STATED PROBLEM:
The listing must be reproduced in full, exactly as it stands.

----------------

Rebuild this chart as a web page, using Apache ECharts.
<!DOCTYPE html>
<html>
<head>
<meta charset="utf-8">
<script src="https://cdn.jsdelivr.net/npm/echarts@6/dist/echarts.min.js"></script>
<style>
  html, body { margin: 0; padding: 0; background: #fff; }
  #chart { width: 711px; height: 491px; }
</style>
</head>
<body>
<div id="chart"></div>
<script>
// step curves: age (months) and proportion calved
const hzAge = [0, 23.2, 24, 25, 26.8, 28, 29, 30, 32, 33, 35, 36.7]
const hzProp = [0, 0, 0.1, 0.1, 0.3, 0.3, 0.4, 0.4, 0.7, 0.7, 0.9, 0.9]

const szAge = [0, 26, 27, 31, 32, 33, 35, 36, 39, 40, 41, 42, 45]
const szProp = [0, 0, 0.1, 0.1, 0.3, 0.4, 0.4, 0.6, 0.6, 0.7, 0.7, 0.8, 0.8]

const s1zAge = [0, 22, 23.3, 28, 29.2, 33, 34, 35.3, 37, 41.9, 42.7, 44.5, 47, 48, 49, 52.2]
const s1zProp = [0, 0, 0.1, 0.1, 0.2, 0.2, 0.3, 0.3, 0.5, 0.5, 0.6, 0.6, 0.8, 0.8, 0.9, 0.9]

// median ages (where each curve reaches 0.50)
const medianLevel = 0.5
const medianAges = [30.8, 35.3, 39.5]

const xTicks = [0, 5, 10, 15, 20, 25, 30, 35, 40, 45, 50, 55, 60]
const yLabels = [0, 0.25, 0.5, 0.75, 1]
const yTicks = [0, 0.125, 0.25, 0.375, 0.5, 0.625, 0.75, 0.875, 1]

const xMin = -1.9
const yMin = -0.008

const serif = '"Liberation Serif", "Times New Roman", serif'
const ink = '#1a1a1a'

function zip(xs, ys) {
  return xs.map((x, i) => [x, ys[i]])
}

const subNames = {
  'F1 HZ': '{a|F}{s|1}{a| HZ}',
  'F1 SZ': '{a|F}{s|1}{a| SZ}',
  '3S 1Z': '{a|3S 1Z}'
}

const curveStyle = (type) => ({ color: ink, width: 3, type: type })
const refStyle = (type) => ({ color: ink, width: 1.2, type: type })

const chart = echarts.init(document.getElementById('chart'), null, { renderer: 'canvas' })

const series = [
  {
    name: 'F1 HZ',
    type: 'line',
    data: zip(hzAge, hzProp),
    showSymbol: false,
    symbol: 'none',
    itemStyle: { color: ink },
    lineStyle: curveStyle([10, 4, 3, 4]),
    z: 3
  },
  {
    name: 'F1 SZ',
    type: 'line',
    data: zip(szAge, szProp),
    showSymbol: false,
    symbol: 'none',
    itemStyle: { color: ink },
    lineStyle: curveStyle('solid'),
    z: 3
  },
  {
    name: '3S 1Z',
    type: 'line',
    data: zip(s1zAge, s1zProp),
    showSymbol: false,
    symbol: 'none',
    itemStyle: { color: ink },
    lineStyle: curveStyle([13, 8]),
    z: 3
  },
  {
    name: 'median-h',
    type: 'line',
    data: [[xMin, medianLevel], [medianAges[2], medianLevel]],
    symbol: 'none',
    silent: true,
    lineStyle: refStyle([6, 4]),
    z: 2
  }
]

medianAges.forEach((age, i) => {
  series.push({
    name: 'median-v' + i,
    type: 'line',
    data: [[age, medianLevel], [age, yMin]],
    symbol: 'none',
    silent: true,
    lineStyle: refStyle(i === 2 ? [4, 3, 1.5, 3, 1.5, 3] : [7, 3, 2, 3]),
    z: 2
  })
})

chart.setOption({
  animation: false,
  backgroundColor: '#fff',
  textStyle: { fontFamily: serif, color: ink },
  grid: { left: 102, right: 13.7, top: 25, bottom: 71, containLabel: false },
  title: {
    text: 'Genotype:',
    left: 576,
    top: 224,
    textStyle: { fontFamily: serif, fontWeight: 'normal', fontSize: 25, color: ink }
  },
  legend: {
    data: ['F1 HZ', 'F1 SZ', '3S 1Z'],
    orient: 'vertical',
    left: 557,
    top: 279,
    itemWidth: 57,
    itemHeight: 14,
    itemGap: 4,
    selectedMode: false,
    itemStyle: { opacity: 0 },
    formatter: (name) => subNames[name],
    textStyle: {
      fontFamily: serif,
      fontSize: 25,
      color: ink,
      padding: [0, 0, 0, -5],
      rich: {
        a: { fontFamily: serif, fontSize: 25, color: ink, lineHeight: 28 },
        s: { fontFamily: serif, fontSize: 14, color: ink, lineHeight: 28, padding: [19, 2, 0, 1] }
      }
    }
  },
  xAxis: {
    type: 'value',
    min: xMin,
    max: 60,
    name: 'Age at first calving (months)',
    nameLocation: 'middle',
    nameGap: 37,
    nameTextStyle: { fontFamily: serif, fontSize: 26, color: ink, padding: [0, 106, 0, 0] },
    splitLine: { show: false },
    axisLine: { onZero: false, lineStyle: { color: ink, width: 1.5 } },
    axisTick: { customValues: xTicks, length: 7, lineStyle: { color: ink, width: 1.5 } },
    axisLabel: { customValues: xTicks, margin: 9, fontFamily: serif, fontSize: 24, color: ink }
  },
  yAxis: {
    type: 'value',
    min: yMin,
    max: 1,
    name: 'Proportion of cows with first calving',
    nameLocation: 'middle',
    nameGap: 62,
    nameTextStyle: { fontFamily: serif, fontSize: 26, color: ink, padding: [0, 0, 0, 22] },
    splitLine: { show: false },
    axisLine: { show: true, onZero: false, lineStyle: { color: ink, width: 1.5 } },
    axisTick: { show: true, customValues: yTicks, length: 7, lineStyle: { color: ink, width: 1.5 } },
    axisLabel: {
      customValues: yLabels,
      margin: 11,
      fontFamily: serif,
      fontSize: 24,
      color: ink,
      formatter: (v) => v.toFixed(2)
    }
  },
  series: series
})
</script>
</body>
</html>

----------------

IN RESPONSE:
Rebuild this chart as a web page, using Apache ECharts.
<!DOCTYPE html>
<html>
<head>
<meta charset="utf-8">
<script src="https://cdn.jsdelivr.net/npm/echarts@6/dist/echarts.min.js"></script>
<style>
  html, body { margin: 0; padding: 0; background: #fff; }
  #chart { width: 711px; height: 491px; }
</style>
</head>
<body>
<div id="chart"></div>
<script>
// step curves: age (months) and proportion calved
const hzAge = [0, 23.2, 24, 25, 26.8, 28, 29, 30, 32, 33, 35, 36.7]
const hzProp = [0, 0, 0.1, 0.1, 0.3, 0.3, 0.4, 0.4, 0.7, 0.7, 0.9, 0.9]

const szAge = [0, 26, 27, 31, 32, 33, 35, 36, 39, 40, 41, 42, 45]
const szProp = [0, 0, 0.1, 0.1, 0.3, 0.4, 0.4, 0.6, 0.6, 0.7, 0.7, 0.8, 0.8]

const s1zAge = [0, 22, 23.3, 28, 29.2, 33, 34, 35.3, 37, 41.9, 42.7, 44.5, 47, 48, 49, 52.2]
const s1zProp = [0, 0, 0.1, 0.1, 0.2, 0.2, 0.3, 0.3, 0.5, 0.5, 0.6, 0.6, 0.8, 0.8, 0.9, 0.9]

// median ages (where each curve reaches 0.50)
const medianLevel = 0.5
const medianAges = [30.8, 35.3, 39.5]

const xTicks = [0, 5, 10, 15, 20, 25, 30, 35, 40, 45, 50, 55, 60]
const yLabels = [0, 0.25, 0.5, 0.75, 1]
const yTicks = [0, 0.125, 0.25, 0.375, 0.5, 0.625, 0.75, 0.875, 1]

const xMin = -1.9
const yMin = -0.008

const serif = '"Liberation Serif", "Times New Roman", serif'
const ink = '#1a1a1a'

function zip(xs, ys) {
  return xs.map((x, i) => [x, ys[i]])
}

const subNames = {
  'F1 HZ': '{a|F}{s|1}{a| HZ}',
  'F1 SZ': '{a|F}{s|1}{a| SZ}',
  '3S 1Z': '{a|3S 1Z}'
}

const curveStyle = (type) => ({ color: ink, width: 3, type: type })
const refStyle = (type) => ({ color: ink, width: 1.2, type: type })

const chart = echarts.init(document.getElementById('chart'), null, { renderer: 'canvas' })

const series = [
  {
    name: 'F1 HZ',
    type: 'line',
    data: zip(hzAge, hzProp),
    showSymbol: false,
    symbol: 'none',
    itemStyle: { color: ink },
    lineStyle: curveStyle([10, 4, 3, 4]),
    z: 3
  },
  {
    name: 'F1 SZ',
    type: 'line',
    data: zip(szAge, szProp),
    showSymbol: false,
    symbol: 'none',
    itemStyle: { color: ink },
    lineStyle: curveStyle('solid'),
    z: 3
  },
  {
    name: '3S 1Z',
    type: 'line',
    data: zip(s1zAge, s1zProp),
    showSymbol: false,
    symbol: 'none',
    itemStyle: { color: ink },
    lineStyle: curveStyle([13, 8]),
    z: 3
  },
  {
    name: 'median-h',
    type: 'line',
    data: [[xMin, medianLevel], [medianAges[2], medianLevel]],
    symbol: 'none',
    silent: true,
    lineStyle: refStyle([6, 4]),
    z: 2
  }
]

medianAges.forEach((age, i) => {
  series.push({
    name: 'median-v' + i,
    type: 'line',
    data: [[age, medianLevel], [age, yMin]],
    symbol: 'none',
    silent: true,
    lineStyle: refStyle(i === 2 ? [4, 3, 1.5, 3, 1.5, 3] : [7, 3, 2, 3]),
    z: 2
  })
})

chart.setOption({
  animation: false,
  backgroundColor: '#fff',
  textStyle: { fontFamily: serif, color: ink },
  grid: { left: 102, right: 13.7, top: 25, bottom: 71, containLabel: false },
  title: {
    text: 'Genotype:',
    left: 576,
    top: 224,
    textStyle: { fontFamily: serif, fontWeight: 'normal', fontSize: 25, color: ink }
  },
  legend: {
    data: ['F1 HZ', 'F1 SZ', '3S 1Z'],
    orient: 'vertical',
    left: 557,
    top: 279,
    itemWidth: 57,
    itemHeight: 14,
    itemGap: 4,
    selectedMode: false,
    itemStyle: { opacity: 0 },
    formatter: (name) => subNames[name],
    textStyle: {
      fontFamily: serif,
      fontSize: 25,
      color: ink,
      padding: [0, 0, 0, -5],
      rich: {
        a: { fontFamily: serif, fontSize: 25, color: ink, lineHeight: 28 },
        s: { fontFamily: serif, fontSize: 14, color: ink, lineHeight: 28, padding: [19, 2, 0, 1] }
      }
    }
  },
  xAxis: {
    type: 'value',
    min: xMin,
    max: 60,
    name: 'Age at first calving (months)',
    nameLocation: 'middle',
    nameGap: 37,
    nameTextStyle: { fontFamily: serif, fontSize: 26, color: ink, padding: [0, 106, 0, 0] },
    splitLine: { show: false },
    axisLine: { onZero: false, lineStyle: { color: ink, width: 1.5 } },
    axisTick: { customValues: xTicks, length: 7, lineStyle: { color: ink, width: 1.5 } },
    axisLabel: { customValues: xTicks, margin: 9, fontFamily: serif, fontSize: 24, color: ink }
  },
  yAxis: {
    type: 'value',
    min: yMin,
    max: 1,
    name: 'Proportion of cows with first calving',
    nameLocation: 'middle',
    nameGap: 62,
    nameTextStyle: { fontFamily: serif, fontSize: 26, color: ink, padding: [0, 0, 0, 22] },
    splitLine: { show: false },
    axisLine: { show: true, onZero: false, lineStyle: { color: ink, width: 1.5 } },
    axisTick: { show: true, customValues: yTicks, length: 7, lineStyle: { color: ink, width: 1.5 } },
    axisLabel: {
      customValues: yLabels,
      margin: 11,
      fontFamily: serif,
      fontSize: 24,
      color: ink,
      formatter: (v) => v.toFixed(2)
    }
  },
  series: series
})
</script>
</body>
</html>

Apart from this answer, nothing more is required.